# TASK TO CARRY OUT
Starting at the first line of the listing below, repeat each line up to and including the one containing "inversiones = [0] * n_cat". Leave out pictures.
"""
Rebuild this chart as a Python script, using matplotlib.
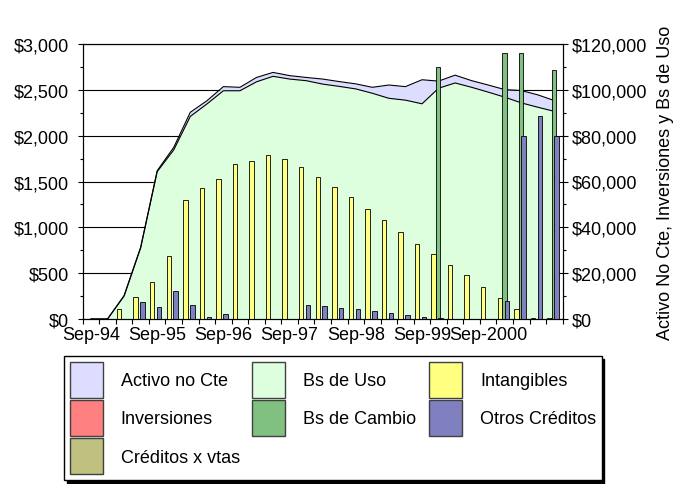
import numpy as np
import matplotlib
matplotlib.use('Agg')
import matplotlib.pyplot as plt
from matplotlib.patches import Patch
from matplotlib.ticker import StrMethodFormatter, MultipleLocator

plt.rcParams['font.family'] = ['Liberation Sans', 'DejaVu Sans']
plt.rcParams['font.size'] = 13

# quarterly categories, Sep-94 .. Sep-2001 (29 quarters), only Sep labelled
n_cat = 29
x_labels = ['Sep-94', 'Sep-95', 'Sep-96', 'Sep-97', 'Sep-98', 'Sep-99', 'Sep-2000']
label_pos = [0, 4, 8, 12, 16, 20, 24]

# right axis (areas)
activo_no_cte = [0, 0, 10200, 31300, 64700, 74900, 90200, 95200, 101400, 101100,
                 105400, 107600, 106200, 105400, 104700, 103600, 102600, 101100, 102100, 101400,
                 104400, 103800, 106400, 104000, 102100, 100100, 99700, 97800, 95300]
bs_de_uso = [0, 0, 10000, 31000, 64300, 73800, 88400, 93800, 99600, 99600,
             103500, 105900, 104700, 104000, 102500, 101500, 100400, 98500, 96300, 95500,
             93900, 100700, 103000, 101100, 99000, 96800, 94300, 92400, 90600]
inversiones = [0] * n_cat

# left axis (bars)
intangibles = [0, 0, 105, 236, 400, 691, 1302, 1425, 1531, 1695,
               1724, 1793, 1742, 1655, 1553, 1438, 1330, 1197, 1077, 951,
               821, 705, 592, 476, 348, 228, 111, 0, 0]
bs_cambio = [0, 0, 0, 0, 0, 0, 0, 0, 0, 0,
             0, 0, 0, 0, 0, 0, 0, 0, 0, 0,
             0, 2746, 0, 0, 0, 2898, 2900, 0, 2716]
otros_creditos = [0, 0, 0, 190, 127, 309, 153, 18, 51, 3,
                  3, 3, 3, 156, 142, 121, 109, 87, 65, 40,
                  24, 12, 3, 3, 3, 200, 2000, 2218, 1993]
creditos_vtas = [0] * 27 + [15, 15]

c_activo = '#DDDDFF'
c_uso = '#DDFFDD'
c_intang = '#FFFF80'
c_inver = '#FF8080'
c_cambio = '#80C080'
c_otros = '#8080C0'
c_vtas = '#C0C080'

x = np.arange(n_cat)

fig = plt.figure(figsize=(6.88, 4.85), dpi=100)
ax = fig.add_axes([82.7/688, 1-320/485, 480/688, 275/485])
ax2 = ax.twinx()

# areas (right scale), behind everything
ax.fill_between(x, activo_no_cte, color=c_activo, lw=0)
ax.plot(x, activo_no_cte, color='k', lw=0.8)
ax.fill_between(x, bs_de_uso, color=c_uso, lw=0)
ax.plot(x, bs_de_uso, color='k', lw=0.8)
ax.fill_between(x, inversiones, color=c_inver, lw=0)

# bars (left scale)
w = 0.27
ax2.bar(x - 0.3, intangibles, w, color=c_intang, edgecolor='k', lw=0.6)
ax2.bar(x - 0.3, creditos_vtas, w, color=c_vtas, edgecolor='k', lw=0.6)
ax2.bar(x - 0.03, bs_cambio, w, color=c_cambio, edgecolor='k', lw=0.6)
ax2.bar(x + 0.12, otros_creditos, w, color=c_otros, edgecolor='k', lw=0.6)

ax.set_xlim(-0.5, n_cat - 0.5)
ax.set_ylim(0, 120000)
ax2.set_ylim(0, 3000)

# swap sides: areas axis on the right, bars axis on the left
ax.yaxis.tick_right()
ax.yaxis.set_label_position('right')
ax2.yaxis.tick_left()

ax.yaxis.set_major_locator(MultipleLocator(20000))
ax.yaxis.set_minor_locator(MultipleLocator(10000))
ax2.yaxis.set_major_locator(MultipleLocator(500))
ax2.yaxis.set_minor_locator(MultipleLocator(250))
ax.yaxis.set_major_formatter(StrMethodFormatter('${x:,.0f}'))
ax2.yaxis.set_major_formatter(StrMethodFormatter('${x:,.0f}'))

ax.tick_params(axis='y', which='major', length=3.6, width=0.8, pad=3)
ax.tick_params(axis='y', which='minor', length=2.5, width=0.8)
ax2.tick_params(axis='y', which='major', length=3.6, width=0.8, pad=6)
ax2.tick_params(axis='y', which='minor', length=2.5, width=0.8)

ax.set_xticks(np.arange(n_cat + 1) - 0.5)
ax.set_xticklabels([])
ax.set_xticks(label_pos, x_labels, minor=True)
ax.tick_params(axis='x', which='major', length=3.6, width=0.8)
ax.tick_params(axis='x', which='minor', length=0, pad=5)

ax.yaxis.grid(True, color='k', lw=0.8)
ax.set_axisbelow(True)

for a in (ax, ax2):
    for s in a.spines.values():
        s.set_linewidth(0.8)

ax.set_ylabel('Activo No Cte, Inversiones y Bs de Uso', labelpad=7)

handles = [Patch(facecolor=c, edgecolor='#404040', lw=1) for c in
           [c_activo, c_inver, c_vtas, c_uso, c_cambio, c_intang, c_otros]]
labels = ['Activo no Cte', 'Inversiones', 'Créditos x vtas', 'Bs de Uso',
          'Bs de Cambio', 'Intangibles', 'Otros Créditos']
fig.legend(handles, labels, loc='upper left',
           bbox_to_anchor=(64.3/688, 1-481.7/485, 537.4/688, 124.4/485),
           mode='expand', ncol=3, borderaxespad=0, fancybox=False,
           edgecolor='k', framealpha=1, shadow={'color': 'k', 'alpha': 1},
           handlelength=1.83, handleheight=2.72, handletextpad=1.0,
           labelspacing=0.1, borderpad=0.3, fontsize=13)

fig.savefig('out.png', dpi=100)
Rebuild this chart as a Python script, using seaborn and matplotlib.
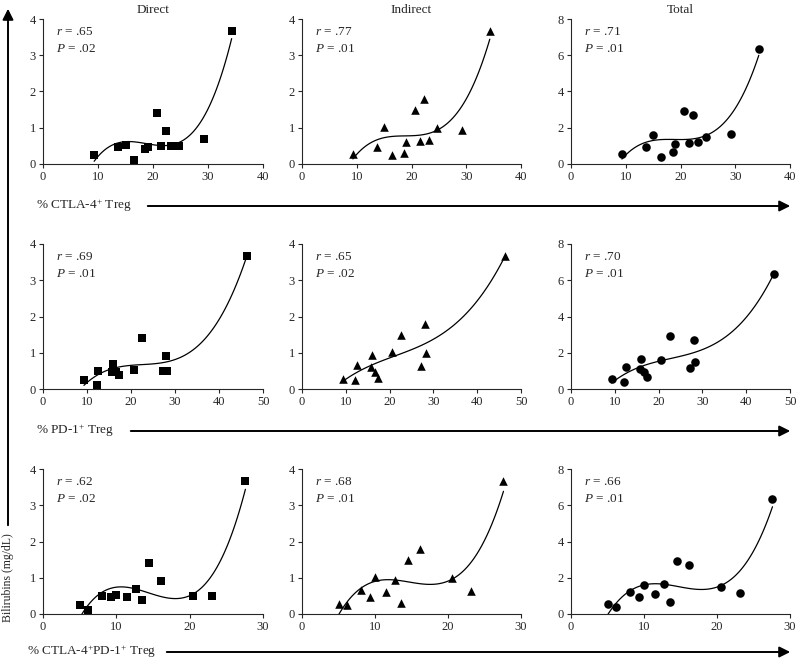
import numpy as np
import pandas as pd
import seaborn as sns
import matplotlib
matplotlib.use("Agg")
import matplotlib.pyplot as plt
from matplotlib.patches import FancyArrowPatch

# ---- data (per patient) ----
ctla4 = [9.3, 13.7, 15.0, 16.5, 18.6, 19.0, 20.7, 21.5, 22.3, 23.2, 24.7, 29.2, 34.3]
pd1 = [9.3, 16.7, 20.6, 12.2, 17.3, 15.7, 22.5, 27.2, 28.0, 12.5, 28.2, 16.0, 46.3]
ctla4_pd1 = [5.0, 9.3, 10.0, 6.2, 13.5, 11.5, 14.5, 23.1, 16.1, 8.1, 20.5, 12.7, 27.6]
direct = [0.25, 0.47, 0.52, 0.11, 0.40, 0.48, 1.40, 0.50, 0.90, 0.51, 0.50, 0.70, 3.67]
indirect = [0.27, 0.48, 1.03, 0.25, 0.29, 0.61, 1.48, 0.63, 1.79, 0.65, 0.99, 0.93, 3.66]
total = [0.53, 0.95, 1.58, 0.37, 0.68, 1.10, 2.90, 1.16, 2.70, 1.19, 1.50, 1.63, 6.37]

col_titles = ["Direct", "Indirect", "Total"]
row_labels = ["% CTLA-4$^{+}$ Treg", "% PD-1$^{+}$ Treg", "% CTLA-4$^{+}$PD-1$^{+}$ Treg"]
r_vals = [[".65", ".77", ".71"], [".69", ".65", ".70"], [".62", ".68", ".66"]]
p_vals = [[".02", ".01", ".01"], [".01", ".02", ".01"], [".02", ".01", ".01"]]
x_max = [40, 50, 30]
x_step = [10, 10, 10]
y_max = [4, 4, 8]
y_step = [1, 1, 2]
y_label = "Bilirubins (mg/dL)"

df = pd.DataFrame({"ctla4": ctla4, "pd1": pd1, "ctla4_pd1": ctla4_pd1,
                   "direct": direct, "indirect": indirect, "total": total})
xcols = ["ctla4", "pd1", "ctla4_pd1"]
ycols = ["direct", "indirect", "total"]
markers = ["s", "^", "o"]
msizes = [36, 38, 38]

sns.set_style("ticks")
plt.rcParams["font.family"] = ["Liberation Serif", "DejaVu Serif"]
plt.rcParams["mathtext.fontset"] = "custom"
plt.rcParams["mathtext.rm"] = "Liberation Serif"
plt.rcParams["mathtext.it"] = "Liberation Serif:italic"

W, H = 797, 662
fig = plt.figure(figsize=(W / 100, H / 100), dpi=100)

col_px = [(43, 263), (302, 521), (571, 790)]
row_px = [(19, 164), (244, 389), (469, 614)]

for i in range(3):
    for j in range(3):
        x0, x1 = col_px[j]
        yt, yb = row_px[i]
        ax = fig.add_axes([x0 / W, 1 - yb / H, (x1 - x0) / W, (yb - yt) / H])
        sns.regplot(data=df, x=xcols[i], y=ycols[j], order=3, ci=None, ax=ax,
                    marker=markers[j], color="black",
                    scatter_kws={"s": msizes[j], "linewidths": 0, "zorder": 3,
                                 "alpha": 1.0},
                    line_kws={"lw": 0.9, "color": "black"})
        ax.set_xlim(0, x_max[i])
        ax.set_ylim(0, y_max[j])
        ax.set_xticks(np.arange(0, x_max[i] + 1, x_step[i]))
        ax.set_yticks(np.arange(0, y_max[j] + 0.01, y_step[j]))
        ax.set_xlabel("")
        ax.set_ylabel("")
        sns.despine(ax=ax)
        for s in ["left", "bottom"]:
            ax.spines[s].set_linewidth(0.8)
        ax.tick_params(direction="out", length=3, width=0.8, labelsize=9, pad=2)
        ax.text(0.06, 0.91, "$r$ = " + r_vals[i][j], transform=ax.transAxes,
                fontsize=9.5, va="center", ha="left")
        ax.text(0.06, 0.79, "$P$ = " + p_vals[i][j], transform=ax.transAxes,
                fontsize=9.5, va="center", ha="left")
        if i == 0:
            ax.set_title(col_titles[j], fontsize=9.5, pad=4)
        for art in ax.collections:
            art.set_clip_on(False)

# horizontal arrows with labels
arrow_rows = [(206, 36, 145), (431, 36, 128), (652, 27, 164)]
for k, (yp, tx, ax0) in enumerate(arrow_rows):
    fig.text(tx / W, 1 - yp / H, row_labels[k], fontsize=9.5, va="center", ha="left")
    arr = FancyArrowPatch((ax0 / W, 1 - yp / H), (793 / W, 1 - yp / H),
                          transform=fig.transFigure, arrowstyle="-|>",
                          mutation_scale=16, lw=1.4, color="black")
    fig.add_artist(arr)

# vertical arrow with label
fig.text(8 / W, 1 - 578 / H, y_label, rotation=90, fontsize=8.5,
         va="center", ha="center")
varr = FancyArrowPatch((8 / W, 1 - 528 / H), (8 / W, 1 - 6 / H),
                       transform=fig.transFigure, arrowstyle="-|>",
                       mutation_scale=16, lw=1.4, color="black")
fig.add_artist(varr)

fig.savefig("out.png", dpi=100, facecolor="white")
"""
# ANSWER IN FULL
Rebuild this chart as a Python script, using matplotlib.
import numpy as np
import matplotlib
matplotlib.use('Agg')
import matplotlib.pyplot as plt
from matplotlib.patches import Patch
from matplotlib.ticker import StrMethodFormatter, MultipleLocator

plt.rcParams['font.family'] = ['Liberation Sans', 'DejaVu Sans']
plt.rcParams['font.size'] = 13

# quarterly categories, Sep-94 .. Sep-2001 (29 quarters), only Sep labelled
n_cat = 29
x_labels = ['Sep-94', 'Sep-95', 'Sep-96', 'Sep-97', 'Sep-98', 'Sep-99', 'Sep-2000']
label_pos = [0, 4, 8, 12, 16, 20, 24]

# right axis (areas)
activo_no_cte = [0, 0, 10200, 31300, 64700, 74900, 90200, 95200, 101400, 101100,
                 105400, 107600, 106200, 105400, 104700, 103600, 102600, 101100, 102100, 101400,
                 104400, 103800, 106400, 104000, 102100, 100100, 99700, 97800, 95300]
bs_de_uso = [0, 0, 10000, 31000, 64300, 73800, 88400, 93800, 99600, 99600,
             103500, 105900, 104700, 104000, 102500, 101500, 100400, 98500, 96300, 95500,
             93900, 100700, 103000, 101100, 99000, 96800, 94300, 92400, 90600]
inversiones = [0] * n_cat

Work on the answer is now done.